Within the data that follows, how many lines carry the string "code"? Give the number alone.
═══ Items ═══
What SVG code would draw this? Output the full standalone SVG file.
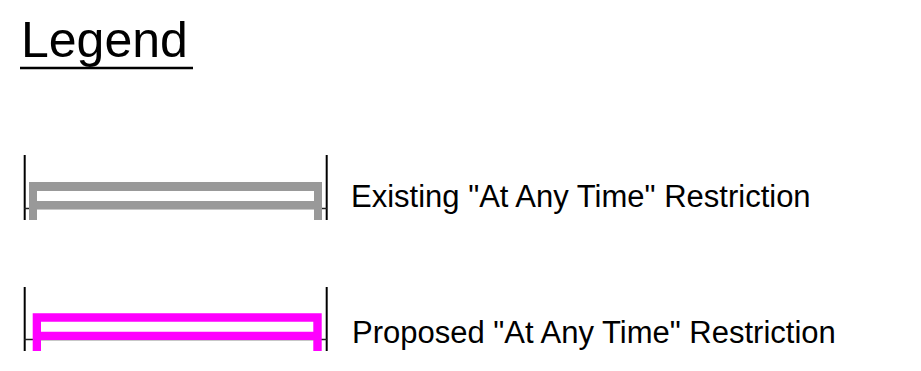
<svg xmlns="http://www.w3.org/2000/svg" width="921" height="371" viewBox="0 0 921 371">
<style>
.t{font-family:"Liberation Sans",Arial,sans-serif;fill:#000}
.tick{stroke:#000;stroke-width:2;fill:none}
.base{stroke:#222;stroke-width:1.5;fill:none}
</style>
<rect width="921" height="371" fill="#fff"/>
<g id="title">
<text class="t" x="21" y="56.5" font-size="50">Legend</text>
<line x1="20" y1="68" x2="193" y2="68" stroke="#000" stroke-width="2.5"/>
</g>
<g id="existing">
<line class="tick" x1="24.7" y1="155" x2="24.7" y2="220"/>
<line class="tick" x1="326.7" y1="155" x2="326.7" y2="220"/>
<line class="base" x1="24" y1="208.5" x2="327" y2="208.5"/>
<path d="M29 182H322V220H314V209H37V220H29Z M37 191V201H314V191Z" fill="#999" fill-rule="evenodd"/>
<text class="t" x="351" y="206.5" font-size="31">Existing "At Any Time" Restriction</text>
</g>
<g id="proposed">
<line class="tick" x1="24.7" y1="287" x2="24.7" y2="351"/>
<line class="tick" x1="326.7" y1="287" x2="326.7" y2="351"/>
<line class="base" x1="24" y1="339.5" x2="327" y2="339.5" stroke="#400040"/>
<path d="M32.7 313.3H321.7V351H313.3V340H41V351H32.7Z M41 321.7V331.7H313.3V321.7Z" fill="#f0f" fill-rule="evenodd"/>
<text class="t" x="352" y="342.5" font-size="31">Proposed "At Any Time" Restriction</text>
</g>
</svg>
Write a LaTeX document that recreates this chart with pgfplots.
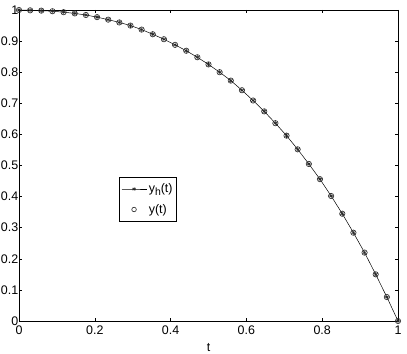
\documentclass[border=0pt]{standalone}
\usepackage{fontspec}
\setmainfont{Liberation Sans}
\usepackage{pgfplots}
\pgfplotsset{compat=1.18}
\pgfplotsset{
  starleg/.style={legend image code/.code={
    \draw[##1, mark repeat=2, mark phase=2, mark size=2pt]
      plot coordinates {(0bp,0bp) (12.5bp,0bp) (25bp,0bp)};}},
  circleg/.style={legend image code/.code={
    \draw[##1, mark size=2.3pt] plot coordinates {(12.5bp,0bp)};}},
}

\begin{document}
\begin{tikzpicture}[x=1bp,y=1bp]
\useasboundingbox (-19,-33) rectangle (388,321);
\begin{axis}[
  at={(0,0)}, anchor=south west,
  scale only axis,
  width=379bp, height=311bp,
  xmin=0, xmax=1, ymin=0, ymax=1,
  xtick={0,0.2,0.4,0.6,0.8,1},
  ytick={0,0.1,0.2,0.3,0.4,0.5,0.6,0.7,0.8,0.9,1},
  tick align=inside,
  major tick length=3.5bp,
  xtick pos=both, ytick pos=both,
  axis line style={line width=0.6pt},
  every tick/.style={black, line width=0.5pt},
  /pgf/number format/assume math mode=true,
  tick label style={font=\fontsize{12.5}{14}\selectfont},
  label style={font=\fontsize{12.5}{14}\selectfont},
  yticklabel style={inner xsep=0.5bp},
  xticklabel style={inner ysep=5bp},
  xlabel={t},
  xlabel style={yshift=0bp},
  legend style={at={(0.264,0.463)}, anchor=north west,
    font=\fontsize{12.5}{14}\selectfont, draw=black, line width=0.5pt,
    inner xsep=2bp, inner ysep=4.5bp, row sep=6bp},
  legend cell align=left,
]
% numerical solution y_h
\addplot[black, line width=0.5pt, mark=asterisk, mark size=2.3pt,
  mark options={black!85, line width=0.6pt}, starleg] coordinates {
  (0.00000,1.000) (0.02941,0.999) (0.05882,0.998) (0.08824,0.996)
  (0.11765,0.993) (0.14706,0.989) (0.17647,0.984) (0.20588,0.977)
  (0.23529,0.969) (0.26471,0.960) (0.29412,0.950) (0.32353,0.937)
  (0.35294,0.922) (0.38235,0.906) (0.41176,0.888) (0.44118,0.869)
  (0.47059,0.848) (0.50000,0.825) (0.52941,0.800) (0.55882,0.773)
  (0.58824,0.742) (0.61765,0.709) (0.64706,0.674) (0.67647,0.636)
  (0.70588,0.596) (0.73529,0.552) (0.76471,0.505) (0.79412,0.456)
  (0.82353,0.402) (0.85294,0.345) (0.88235,0.284) (0.91176,0.220)
  (0.94118,0.150) (0.97059,0.077) (1.00000,0.000)
};
\addlegendentry{y\raisebox{-3bp}{\fontsize{10.5}{11}\selectfont h}(t)}
% exact solution y
\addplot[only marks, mark=o, mark size=2.7pt,
  mark options={black!85, line width=0.6pt}, circleg] coordinates {
  (0.00000,1.000) (0.02941,0.999) (0.05882,0.998) (0.08824,0.996)
  (0.11765,0.993) (0.14706,0.989) (0.17647,0.984) (0.20588,0.977)
  (0.23529,0.969) (0.26471,0.960) (0.29412,0.950) (0.32353,0.937)
  (0.35294,0.922) (0.38235,0.906) (0.41176,0.888) (0.44118,0.869)
  (0.47059,0.848) (0.50000,0.825) (0.52941,0.800) (0.55882,0.773)
  (0.58824,0.742) (0.61765,0.709) (0.64706,0.674) (0.67647,0.636)
  (0.70588,0.596) (0.73529,0.552) (0.76471,0.505) (0.79412,0.456)
  (0.82353,0.402) (0.85294,0.345) (0.88235,0.284) (0.91176,0.220)
  (0.94118,0.150) (0.97059,0.077) (1.00000,0.000)
};
\addlegendentry{y(t)}
\end{axis}
\end{tikzpicture}
\end{document}
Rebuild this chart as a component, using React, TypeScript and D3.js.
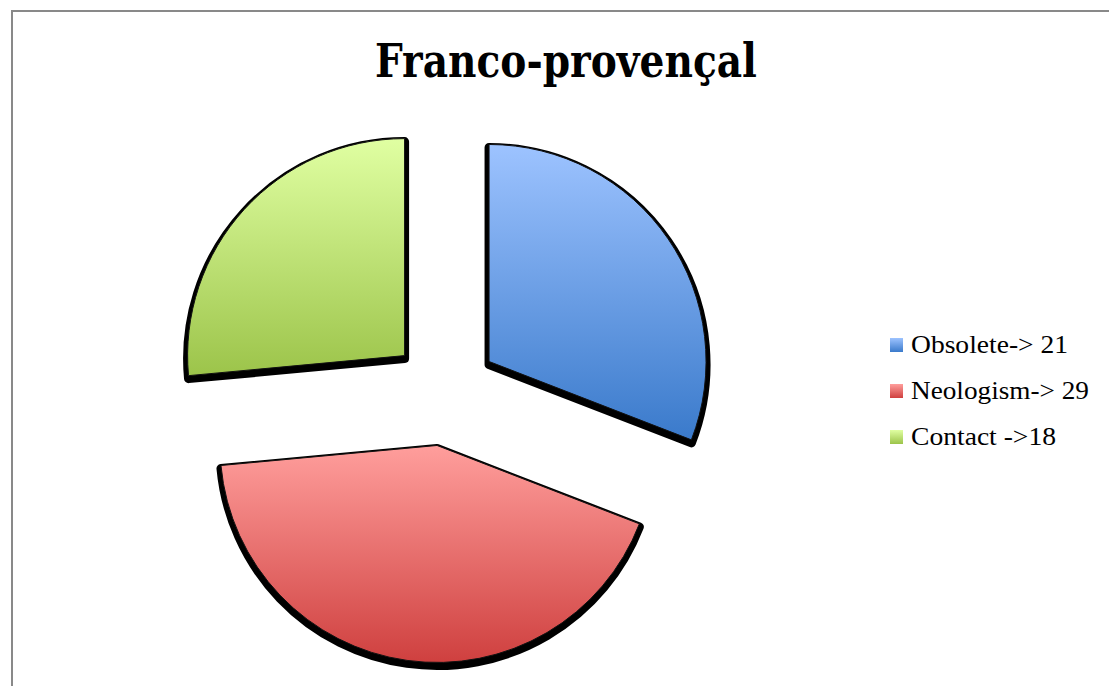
import React from "react";
import * as d3 from "d3";

const title = "Franco-provençal";
const categories = ["Obsolete", "Neologism", "Contact"];
const legendLabels = ["Obsolete-> 21", "Neologism-> 29", "Contact ->18"];
const values = [21, 29, 18];
const topColors = ["#9DC3FF", "#FF9E9C", "#E0FFA2"];
const bottomColors = ["#3A7ACB", "#CF403F", "#9CC44A"];

const W = 1109;
const H = 686;
const cx = 444.5;
const cy = 392;
const R = 217;
const explode = 54;
const legendWidths = [157, 178, 145];

export default function App() {
  const pie = d3.pie<number>().sort(null).value((d) => d);
  const arcs = pie(values);
  const arcGen = d3.arc<d3.PieArcDatum<number>>().innerRadius(0).outerRadius(R);

  return (
    <svg
      width={W}
      height={H}
      style={{ position: "absolute", left: 0, top: 0, background: "#fff" }}
    >
      <defs>
        {categories.map((c, i) => (
          <linearGradient key={c} id={`g${i}`} x1="0" y1="0" x2="0" y2="1">
            <stop offset="0%" stopColor={topColors[i]} />
            <stop offset="100%" stopColor={bottomColors[i]} />
          </linearGradient>
        ))}
      </defs>
      <rect x={0} y={0} width={W} height={H} fill="#fff" />
      <path d={`M12,${H + 5} L12,11 L${W + 5},11`} fill="none" stroke="#898989" strokeWidth={2} />
      <text
        x={566}
        y={77}
        textAnchor="middle"
        fontFamily="'DejaVu Serif', serif"
        fontWeight="bold"
        fontSize={46}
        textLength={382}
        lengthAdjust="spacingAndGlyphs"
        fill="#000"
      >
        {title}
      </text>
      {arcs.map((a, i) => {
        const mid = (a.startAngle + a.endAngle) / 2;
        const dx = cx + explode * Math.sin(mid);
        const dy = cy - explode * Math.cos(mid);
        const d = arcGen(a) || "";
        return (
          <g key={categories[i]} transform={`translate(${dx},${dy})`}>
            <path
              d={d}
              transform="translate(0,3)"
              fill="#000"
              stroke="#000"
              strokeWidth={9}
              strokeLinejoin="round"
            />
            <path d={d} fill={`url(#g${i})`} stroke="#111" strokeWidth={1} strokeLinejoin="round" />
          </g>
        );
      })}
      {legendLabels.map((l, i) => (
        <g key={l}>
          <rect x={890} y={338 + i * 46} width={13} height={14} fill={`url(#g${i})`} />
          <text
            x={911}
            y={353 + i * 46}
            fontFamily="'Liberation Serif', serif"
            fontSize={25}
            textLength={legendWidths[i]}
            lengthAdjust="spacingAndGlyphs"
            fill="#000"
          >
            {l}
          </text>
        </g>
      ))}
    </svg>
  );
}
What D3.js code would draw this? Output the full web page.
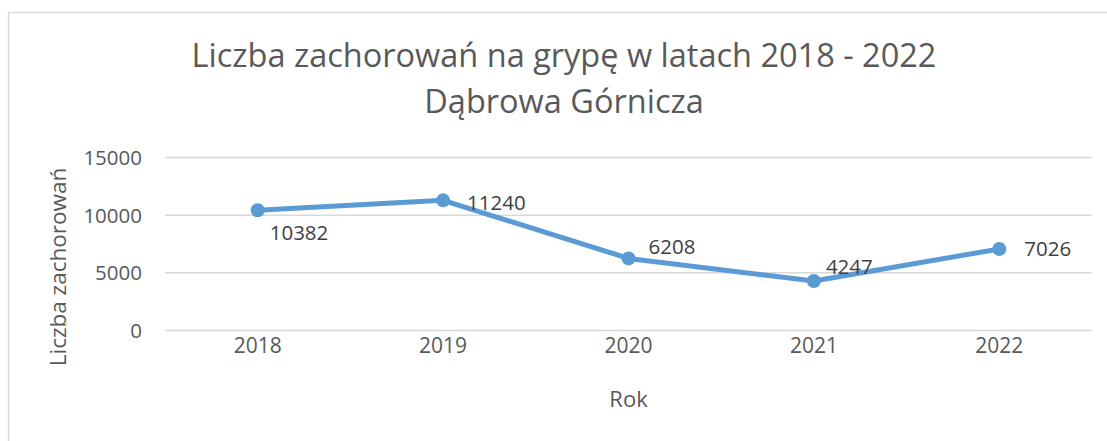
═══
§ Finished answer
4